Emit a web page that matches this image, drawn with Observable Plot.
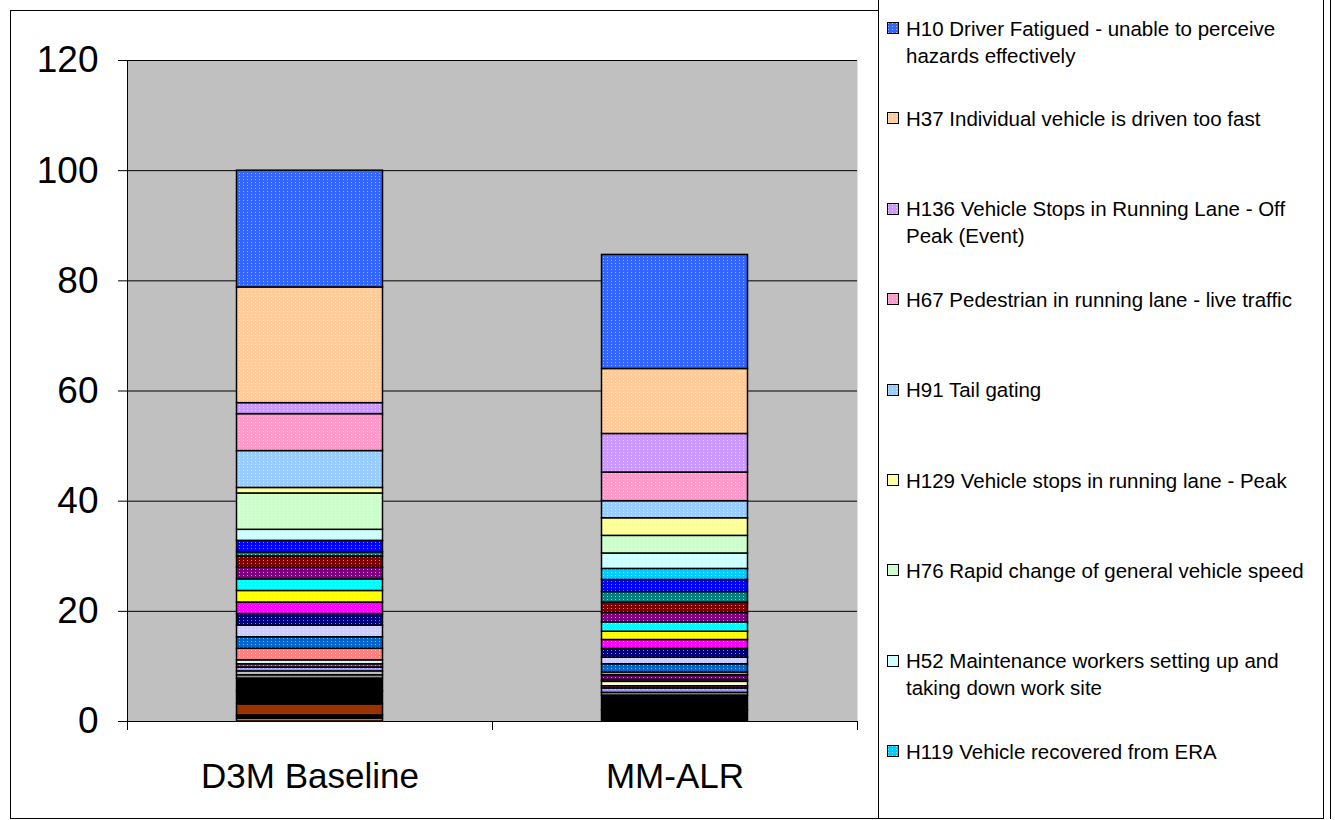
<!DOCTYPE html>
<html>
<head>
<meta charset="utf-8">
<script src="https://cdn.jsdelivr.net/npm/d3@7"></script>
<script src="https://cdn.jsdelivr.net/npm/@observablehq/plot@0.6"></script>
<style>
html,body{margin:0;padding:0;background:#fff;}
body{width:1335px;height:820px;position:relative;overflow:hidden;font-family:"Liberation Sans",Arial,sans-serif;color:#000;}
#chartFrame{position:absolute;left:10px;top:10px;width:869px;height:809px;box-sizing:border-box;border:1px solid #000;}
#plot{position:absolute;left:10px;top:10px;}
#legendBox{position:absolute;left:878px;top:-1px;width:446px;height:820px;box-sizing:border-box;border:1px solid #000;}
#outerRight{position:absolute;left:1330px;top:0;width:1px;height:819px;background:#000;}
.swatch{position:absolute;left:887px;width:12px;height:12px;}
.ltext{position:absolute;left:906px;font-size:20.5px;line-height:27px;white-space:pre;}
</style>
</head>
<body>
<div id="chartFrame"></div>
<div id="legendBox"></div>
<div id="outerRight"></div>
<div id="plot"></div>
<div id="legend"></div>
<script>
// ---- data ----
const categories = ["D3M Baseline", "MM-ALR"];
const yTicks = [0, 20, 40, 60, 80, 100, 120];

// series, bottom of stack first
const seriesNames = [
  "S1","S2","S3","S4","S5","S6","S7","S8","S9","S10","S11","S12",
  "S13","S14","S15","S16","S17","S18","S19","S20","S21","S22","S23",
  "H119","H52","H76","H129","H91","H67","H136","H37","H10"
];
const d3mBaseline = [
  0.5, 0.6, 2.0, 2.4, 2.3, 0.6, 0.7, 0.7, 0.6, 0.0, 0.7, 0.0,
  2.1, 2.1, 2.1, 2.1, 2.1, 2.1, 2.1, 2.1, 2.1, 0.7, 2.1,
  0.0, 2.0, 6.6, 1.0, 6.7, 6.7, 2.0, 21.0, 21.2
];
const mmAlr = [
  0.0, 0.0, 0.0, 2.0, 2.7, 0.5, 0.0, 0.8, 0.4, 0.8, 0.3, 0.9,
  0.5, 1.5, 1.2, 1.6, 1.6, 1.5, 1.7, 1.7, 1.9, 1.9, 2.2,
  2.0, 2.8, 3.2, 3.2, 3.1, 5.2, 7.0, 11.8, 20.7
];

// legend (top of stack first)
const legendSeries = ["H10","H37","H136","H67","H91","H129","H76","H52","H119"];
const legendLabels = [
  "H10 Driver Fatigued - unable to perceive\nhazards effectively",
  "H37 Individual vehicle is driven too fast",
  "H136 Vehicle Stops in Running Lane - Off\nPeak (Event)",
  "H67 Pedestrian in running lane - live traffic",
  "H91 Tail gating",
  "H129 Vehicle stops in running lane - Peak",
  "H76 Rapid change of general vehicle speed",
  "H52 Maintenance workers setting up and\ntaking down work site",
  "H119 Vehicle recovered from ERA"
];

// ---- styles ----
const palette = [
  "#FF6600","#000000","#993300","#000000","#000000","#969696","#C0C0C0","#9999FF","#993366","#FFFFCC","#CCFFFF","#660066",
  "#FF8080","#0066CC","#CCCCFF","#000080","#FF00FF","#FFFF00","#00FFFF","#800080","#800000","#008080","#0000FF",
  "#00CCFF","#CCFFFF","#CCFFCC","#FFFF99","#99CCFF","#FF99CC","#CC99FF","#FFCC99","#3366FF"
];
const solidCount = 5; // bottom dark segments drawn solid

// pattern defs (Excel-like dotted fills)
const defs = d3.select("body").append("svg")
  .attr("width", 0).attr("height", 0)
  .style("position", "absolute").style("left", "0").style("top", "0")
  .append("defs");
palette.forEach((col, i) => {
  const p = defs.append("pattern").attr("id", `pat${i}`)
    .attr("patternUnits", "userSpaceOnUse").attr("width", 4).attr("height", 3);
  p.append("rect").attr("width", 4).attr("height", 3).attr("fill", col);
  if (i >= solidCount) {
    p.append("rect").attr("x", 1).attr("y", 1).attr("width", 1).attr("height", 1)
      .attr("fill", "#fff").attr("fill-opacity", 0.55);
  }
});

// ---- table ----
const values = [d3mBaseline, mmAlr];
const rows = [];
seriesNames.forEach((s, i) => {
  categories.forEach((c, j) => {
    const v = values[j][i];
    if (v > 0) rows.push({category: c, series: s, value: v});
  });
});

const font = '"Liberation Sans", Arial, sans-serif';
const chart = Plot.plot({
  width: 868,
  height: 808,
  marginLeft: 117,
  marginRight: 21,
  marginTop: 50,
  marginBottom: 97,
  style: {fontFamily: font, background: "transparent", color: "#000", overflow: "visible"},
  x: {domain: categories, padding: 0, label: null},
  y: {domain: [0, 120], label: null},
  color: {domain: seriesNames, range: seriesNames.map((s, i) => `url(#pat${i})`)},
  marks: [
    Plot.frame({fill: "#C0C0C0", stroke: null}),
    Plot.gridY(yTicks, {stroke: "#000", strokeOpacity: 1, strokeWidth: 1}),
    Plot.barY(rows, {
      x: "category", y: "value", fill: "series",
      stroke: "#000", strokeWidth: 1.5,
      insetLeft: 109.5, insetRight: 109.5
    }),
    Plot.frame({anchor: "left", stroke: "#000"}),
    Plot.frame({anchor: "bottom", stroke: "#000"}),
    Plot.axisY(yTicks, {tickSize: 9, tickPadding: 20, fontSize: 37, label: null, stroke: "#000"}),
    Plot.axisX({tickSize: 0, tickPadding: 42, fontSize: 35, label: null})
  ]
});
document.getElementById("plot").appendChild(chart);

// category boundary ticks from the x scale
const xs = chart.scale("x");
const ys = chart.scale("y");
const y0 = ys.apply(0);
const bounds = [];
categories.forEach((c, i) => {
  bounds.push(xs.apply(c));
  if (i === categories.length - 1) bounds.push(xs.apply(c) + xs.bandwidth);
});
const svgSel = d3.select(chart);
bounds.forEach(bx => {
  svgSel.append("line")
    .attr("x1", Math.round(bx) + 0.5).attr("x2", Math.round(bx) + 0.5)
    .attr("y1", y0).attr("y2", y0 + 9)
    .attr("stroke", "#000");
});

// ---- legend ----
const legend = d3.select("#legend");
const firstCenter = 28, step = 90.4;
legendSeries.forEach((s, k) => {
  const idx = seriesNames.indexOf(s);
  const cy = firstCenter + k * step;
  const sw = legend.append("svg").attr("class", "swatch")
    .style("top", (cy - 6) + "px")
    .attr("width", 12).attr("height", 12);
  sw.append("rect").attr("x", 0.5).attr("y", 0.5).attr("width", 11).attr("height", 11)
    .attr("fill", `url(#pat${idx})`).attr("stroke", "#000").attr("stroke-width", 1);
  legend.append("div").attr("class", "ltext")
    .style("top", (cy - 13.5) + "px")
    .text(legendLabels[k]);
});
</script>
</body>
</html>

---

● **Problem to work on**
Write the material out again exactly as it appears, dropping the pictures.

● **The reply**
Emit a web page that matches this image, drawn with Observable Plot.
<!DOCTYPE html>
<html>
<head>
<meta charset="utf-8">
<script src="https://cdn.jsdelivr.net/npm/d3@7"></script>
<script src="https://cdn.jsdelivr.net/npm/@observablehq/plot@0.6"></script>
<style>
html,body{margin:0;padding:0;background:#fff;}
body{width:1335px;height:820px;position:relative;overflow:hidden;font-family:"Liberation Sans",Arial,sans-serif;color:#000;}
#chartFrame{position:absolute;left:10px;top:10px;width:869px;height:809px;box-sizing:border-box;border:1px solid #000;}
#plot{position:absolute;left:10px;top:10px;}
#legendBox{position:absolute;left:878px;top:-1px;width:446px;height:820px;box-sizing:border-box;border:1px solid #000;}
#outerRight{position:absolute;left:1330px;top:0;width:1px;height:819px;background:#000;}
.swatch{position:absolute;left:887px;width:12px;height:12px;}
.ltext{position:absolute;left:906px;font-size:20.5px;line-height:27px;white-space:pre;}
</style>
</head>
<body>
<div id="chartFrame"></div>
<div id="legendBox"></div>
<div id="outerRight"></div>
<div id="plot"></div>
<div id="legend"></div>
<script>
// ---- data ----
const categories = ["D3M Baseline", "MM-ALR"];
const yTicks = [0, 20, 40, 60, 80, 100, 120];

// series, bottom of stack first
const seriesNames = [
  "S1","S2","S3","S4","S5","S6","S7","S8","S9","S10","S11","S12",
  "S13","S14","S15","S16","S17","S18","S19","S20","S21","S22","S23",
  "H119","H52","H76","H129","H91","H67","H136","H37","H10"
];
const d3mBaseline = [
  0.5, 0.6, 2.0, 2.4, 2.3, 0.6, 0.7, 0.7, 0.6, 0.0, 0.7, 0.0,
  2.1, 2.1, 2.1, 2.1, 2.1, 2.1, 2.1, 2.1, 2.1, 0.7, 2.1,
  0.0, 2.0, 6.6, 1.0, 6.7, 6.7, 2.0, 21.0, 21.2
];
const mmAlr = [
  0.0, 0.0, 0.0, 2.0, 2.7, 0.5, 0.0, 0.8, 0.4, 0.8, 0.3, 0.9,
  0.5, 1.5, 1.2, 1.6, 1.6, 1.5, 1.7, 1.7, 1.9, 1.9, 2.2,
  2.0, 2.8, 3.2, 3.2, 3.1, 5.2, 7.0, 11.8, 20.7
];

// legend (top of stack first)
const legendSeries = ["H10","H37","H136","H67","H91","H129","H76","H52","H119"];
const legendLabels = [
  "H10 Driver Fatigued - unable to perceive\nhazards effectively",
  "H37 Individual vehicle is driven too fast",
  "H136 Vehicle Stops in Running Lane - Off\nPeak (Event)",
  "H67 Pedestrian in running lane - live traffic",
  "H91 Tail gating",
  "H129 Vehicle stops in running lane - Peak",
  "H76 Rapid change of general vehicle speed",
  "H52 Maintenance workers setting up and\ntaking down work site",
  "H119 Vehicle recovered from ERA"
];

// ---- styles ----
const palette = [
  "#FF6600","#000000","#993300","#000000","#000000","#969696","#C0C0C0","#9999FF","#993366","#FFFFCC","#CCFFFF","#660066",
  "#FF8080","#0066CC","#CCCCFF","#000080","#FF00FF","#FFFF00","#00FFFF","#800080","#800000","#008080","#0000FF",
  "#00CCFF","#CCFFFF","#CCFFCC","#FFFF99","#99CCFF","#FF99CC","#CC99FF","#FFCC99","#3366FF"
];
const solidCount = 5; // bottom dark segments drawn solid

// pattern defs (Excel-like dotted fills)
const defs = d3.select("body").append("svg")
  .attr("width", 0).attr("height", 0)
  .style("position", "absolute").style("left", "0").style("top", "0")
  .append("defs");
palette.forEach((col, i) => {
  const p = defs.append("pattern").attr("id", `pat${i}`)
    .attr("patternUnits", "userSpaceOnUse").attr("width", 4).attr("height", 3);
  p.append("rect").attr("width", 4).attr("height", 3).attr("fill", col);
  if (i >= solidCount) {
    p.append("rect").attr("x", 1).attr("y", 1).attr("width", 1).attr("height", 1)
      .attr("fill", "#fff").attr("fill-opacity", 0.55);
  }
});

// ---- table ----
const values = [d3mBaseline, mmAlr];
const rows = [];
seriesNames.forEach((s, i) => {
  categories.forEach((c, j) => {
    const v = values[j][i];
    if (v > 0) rows.push({category: c, series: s, value: v});
  });
});

const font = '"Liberation Sans", Arial, sans-serif';
const chart = Plot.plot({
  width: 868,
  height: 808,
  marginLeft: 117,
  marginRight: 21,
  marginTop: 50,
  marginBottom: 97,
  style: {fontFamily: font, background: "transparent", color: "#000", overflow: "visible"},
  x: {domain: categories, padding: 0, label: null},
  y: {domain: [0, 120], label: null},
  color: {domain: seriesNames, range: seriesNames.map((s, i) => `url(#pat${i})`)},
  marks: [
    Plot.frame({fill: "#C0C0C0", stroke: null}),
    Plot.gridY(yTicks, {stroke: "#000", strokeOpacity: 1, strokeWidth: 1}),
    Plot.barY(rows, {
      x: "category", y: "value", fill: "series",
      stroke: "#000", strokeWidth: 1.5,
      insetLeft: 109.5, insetRight: 109.5
    }),
    Plot.frame({anchor: "left", stroke: "#000"}),
    Plot.frame({anchor: "bottom", stroke: "#000"}),
    Plot.axisY(yTicks, {tickSize: 9, tickPadding: 20, fontSize: 37, label: null, stroke: "#000"}),
    Plot.axisX({tickSize: 0, tickPadding: 42, fontSize: 35, label: null})
  ]
});
document.getElementById("plot").appendChild(chart);

// category boundary ticks from the x scale
const xs = chart.scale("x");
const ys = chart.scale("y");
const y0 = ys.apply(0);
const bounds = [];
categories.forEach((c, i) => {
  bounds.push(xs.apply(c));
  if (i === categories.length - 1) bounds.push(xs.apply(c) + xs.bandwidth);
});
const svgSel = d3.select(chart);
bounds.forEach(bx => {
  svgSel.append("line")
    .attr("x1", Math.round(bx) + 0.5).attr("x2", Math.round(bx) + 0.5)
    .attr("y1", y0).attr("y2", y0 + 9)
    .attr("stroke", "#000");
});

// ---- legend ----
const legend = d3.select("#legend");
const firstCenter = 28, step = 90.4;
legendSeries.forEach((s, k) => {
  const idx = seriesNames.indexOf(s);
  const cy = firstCenter + k * step;
  const sw = legend.append("svg").attr("class", "swatch")
    .style("top", (cy - 6) + "px")
    .attr("width", 12).attr("height", 12);
  sw.append("rect").attr("x", 0.5).attr("y", 0.5).attr("width", 11).attr("height", 11)
    .attr("fill", `url(#pat${idx})`).attr("stroke", "#000").attr("stroke-width", 1);
  legend.append("div").attr("class", "ltext")
    .style("top", (cy - 13.5) + "px")
    .text(legendLabels[k]);
});
</script>
</body>
</html>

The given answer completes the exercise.